# Hello everyone I'm from vietnam



## vietman (Jun 9, 2006)

I come from vietnam, I'm interested in weapon - all kinds. I want to know some websites of ww2 aircaft photo gallery. Especially,I want to get some information about ww2 aircaft in Vietnam war. 

I am very appreciate if you share them to me.


----------



## lesofprimus (Jun 10, 2006)

Oh Jesus......

Look around here and u'll find everything ur looking for.......


----------



## syscom3 (Jun 10, 2006)

Greetings Vietman.

Why not tell us what aircraft you thought were important or the best (or worst) for that conflict.


----------



## evangilder (Jun 11, 2006)

There are tons of photos on this site and a lot of good information as well. Are there particular aircraft you are looking for? You are also welcome to have a look at my aviation photography website. I lost count, but there is somewhere in the range of 1,500-2,000 photos on my website now and it is continuing to grow. http://www.vg-photo.com

But there are shots that I have posted here as well that have _not _appeared on my website.


----------



## Wurger (Jun 11, 2006)

Good morning Vietman !!!
I agree with Lesofprimus.If you look around you can find what you need.

best regards


----------



## lesofprimus (Jun 11, 2006)

Another single posting member.... God Im sick of it....


----------



## P38 Pilot (Jul 15, 2006)

Well Vietman, one WW2 Aircraft in Vietnam that was made famous was the A-1 Skyraider.


----------



## evangilder (Jul 16, 2006)

It was designed during WWII, but the A-1 never saw service in WWII. The C-47s were flown in many roles in Vietnam. I believe that B-25s also saw service in the early years.


----------



## DerAdlerIstGelandet (Jul 17, 2006)

As well as A-26's.


----------



## the lancaster kicks ass (Jul 17, 2006)

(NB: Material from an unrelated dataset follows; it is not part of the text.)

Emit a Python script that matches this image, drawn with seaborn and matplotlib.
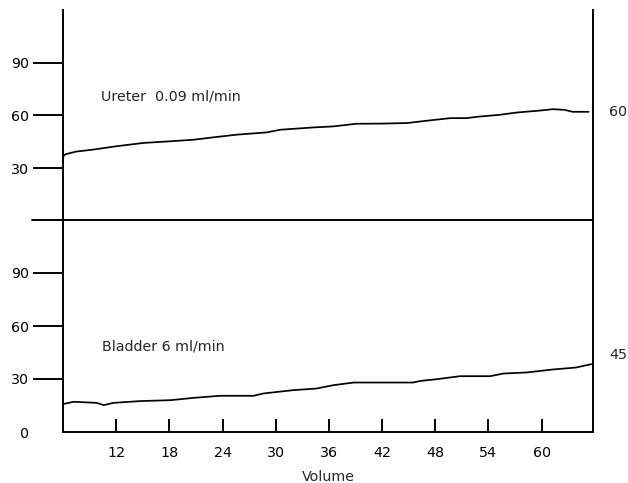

i don't like the fact he's annother one post wonder but i think his name's quite clever


----------



## P38 Pilot (Jul 17, 2006)

Oh yeah. AC-47 Spooky! Completely forgot about those!


----------



## Tiger (Jul 17, 2006)

P-3s if you like Spooky check this!
This picture is taken at a long exposure time, you can see the aircraft circling and raining down some hell.


----------



## evangilder (Jul 25, 2006)

You definitely do not want to be on the receiving end of that one...


----------



## Aggie08 (Jul 25, 2006)

Those are just the American planes. Howzabout the mig-17, -21, and whichever others the north used? Come to think of it i dont know much else of what they used... what else did they use???


----------



## Pisis (Aug 11, 2006)

And what about Po-2 Kukuruznik? That tiny Sovet biplane designed in the mid 30's (I think) was used there as a courrier, wasn't it?


----------



## Bullockracing (Aug 12, 2006)

Yut Yee Som Say Oom Lok Chut Bot Gow Sup..

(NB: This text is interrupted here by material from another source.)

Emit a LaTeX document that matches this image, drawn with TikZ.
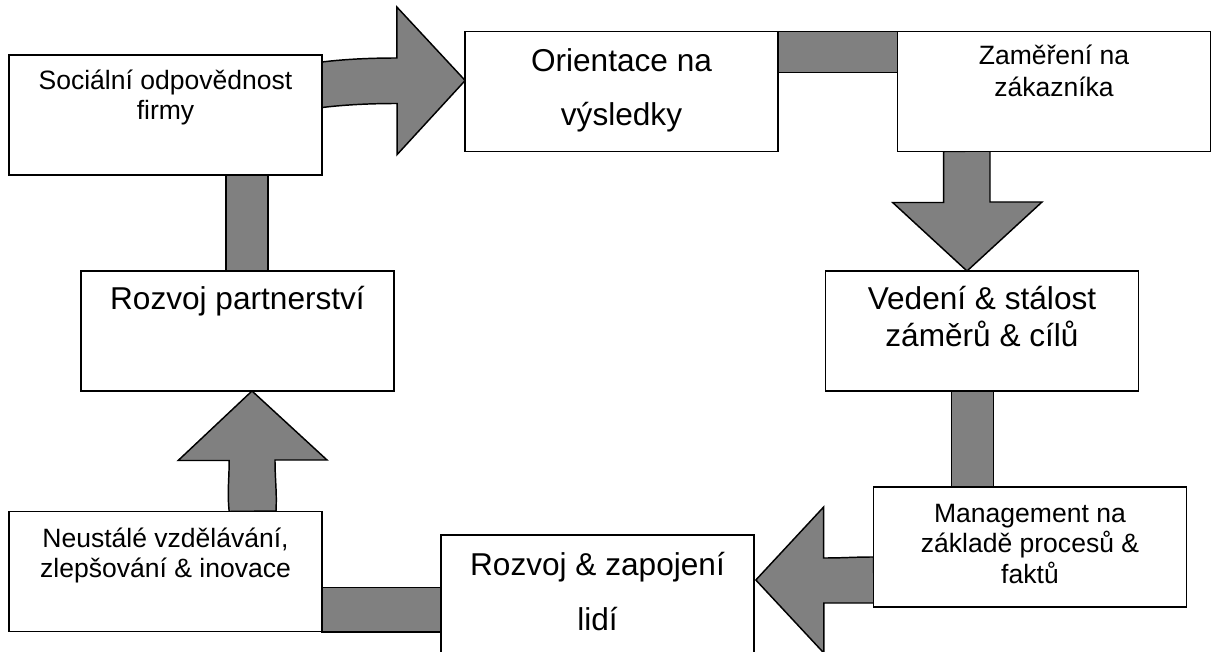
\documentclass[tikz,border=0pt]{standalone}
\usepackage{fontspec}
\setmainfont{Liberation Sans}
\usetikzlibrary{calc}
\definecolor{shaftgray}{RGB}{128,128,128}
\newcommand{\smf}{\fontsize{19.9pt}{24pt}\selectfont}
\newcommand{\lgf}{\fontsize{23.7pt}{28pt}\selectfont}
\pgfdeclarelayer{bottom}
\pgfdeclarelayer{background}
\pgfsetlayers{bottom,background,main}
\begin{document}
\begin{tikzpicture}[x=0.75pt,y=-0.75pt,
  box/.style={draw=black, fill=white, line width=1.1pt, minimum width=234.5pt, minimum height=90pt, inner sep=0pt, outer sep=0pt},
  shaft/.style={draw=black, fill=shaftgray, line width=1.1pt, line join=miter},
  smalltxt/.style={font=\smf, inner sep=0pt, anchor=base},
  largetxt/.style={font=\lgf, inner sep=0pt, anchor=base}]
\useasboundingbox (0,0) rectangle (1211,652);
\begin{pgfonlayer}{bottom}
\fill[white] (0,0) rectangle (1211,652);
\end{pgfonlayer}

% boxes
\node[box] (soc) at (165.5,115) {};
\node[box] (ori) at (621.5,91.5) {};
\node[box] (zak) at (1054,91.5) {};
\node[box] (ved) at (982,331) {};
\node[box] (man) at (1030,547) {};
\node[box] (lid) at (597.5,595) {};
\node[box] (neu) at (165.5,571.5) {};
\node[box] (par) at (237.5,331) {};

% texts
\node[smalltxt] (socA) at ($(soc.north)+(0,35)$) {Sociální odpovědnost};
\node[smalltxt] (socB) at ($(soc.north)+(0,65)$) {firmy};
\node[largetxt] (oriA) at ($(ori.north)+(0,40)$) {Orientace na};
\node[largetxt] (oriB) at ($(ori.north)+(0,94)$) {výsledky};
\node[smalltxt] (zakA) at ($(zak.north)+(0,33.5)$) {Zaměření na};
\node[smalltxt] (zakB) at ($(zak.north)+(0,65)$) {zákazníka};
\node[largetxt] (vedA) at ($(ved.north)+(0,39)$) {Vedení \& stálost};
\node[largetxt] (vedB) at ($(ved.north)+(0,76)$) {záměrů \& cílů};
\node[smalltxt] (manA) at ($(man.north)+(0,35)$) {Management na};
\node[smalltxt] (manB) at ($(man.north)+(0,65)$) {základě procesů \&};
\node[smalltxt] (manC) at ($(man.north)+(0,96)$) {faktů};
\node[largetxt] (lidA) at ($(lid.north)+(0,40)$) {Rozvoj \& zapojení};
\node[largetxt] (lidB) at ($(lid.north)+(0,95)$) {lidí};
\node[smalltxt] (neuA) at ($(neu.north)+(0,36)$) {Neustálé vzdělávání,};
\node[smalltxt] (neuB) at ($(neu.north)+(0,66)$) {zlepšování \& inovace};
\node[largetxt] (parA) at ($(par.north)+(0,39)$) {Rozvoj partnerství};

\begin{pgfonlayer}{background}
% plain connectors
\draw[shaft] ($(soc.south west)+(217,0)$) rectangle ($(par.north west)+(187,0)$);
\draw[shaft] (ori.north east) rectangle ($(zak.north west)+(0,41)$);
\draw[shaft] ($(ved.south west)+(126,0)$) rectangle ($(man.north west)+(120,0)$);
\draw[shaft] ($(neu.south east)+(0,-44)$) rectangle ($(lid.north west)+(0,97)$);

% arrow soc -> ori
\draw[shaft] ($(soc.north east)+(0,7)$)
  .. controls +(25,-3) and +(-25,0) .. ++(75,-4)
  -- ++(0,-51)
  -- ($(ori.north west)+(0,49)$)
  -- ++(-68,74)
  -- ++(0,-51)
  .. controls +(-25,0) and +(25,-3) .. ++(-75,4)
  -- cycle;

% arrow zak -> ved
\draw[shaft] ($(zak.south west)+(46,0)$)
  -- ++(0,51) -- ++(-51,0)
  -- ($(ved.north)+(-15,0)$)
  -- ++(75,-69) -- ++(-52,0) -- ++(0,-51) -- cycle;

% arrow man -> lid
\draw[shaft] ($(man.north west)+(0,70)$)
  .. controls +(-20,0) and +(20,0) .. ++(-50,1)
  -- ++(0,-51)
  -- ($(lid.north east)+(2,45)$)
  -- ++(68,73) -- ++(0,-50) -- ++(50,0) -- cycle;

% arrow neu -> par
\draw[shaft] ($(neu.north west)+(220,0)$)
  .. controls +(-2,-20) and +(0,20) .. ++(0,-51)
  -- ++(-51,0)
  -- ($(par.south)+(14.5,0)$)
  -- ++(75,69) -- ++(-52,0)
  .. controls +(0,20) and +(1,-20) .. ++(1,51)
  -- cycle;
\end{pgfonlayer}
\end{tikzpicture}
\end{document}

There, there's my Vietnamese language skills...


----------



## Pisis (Aug 12, 2006)

WTF?!


----------



## plan_D (Aug 12, 2006)

He just counted to ten in Vietnamese.


----------



## Pisis (Aug 13, 2006)

Yeah, I got that by reading his TPBM reply... 

1 jedna
2 dva
3 tři
4 čtyři
5 pět 
6 šest
7 sedm
8 osm
9 devět
10 deset

...


----------



## davparlr (Aug 13, 2006)

I believe the French used F8Fs. I wouldn't be surprised if C-46s were also used by the French.


----------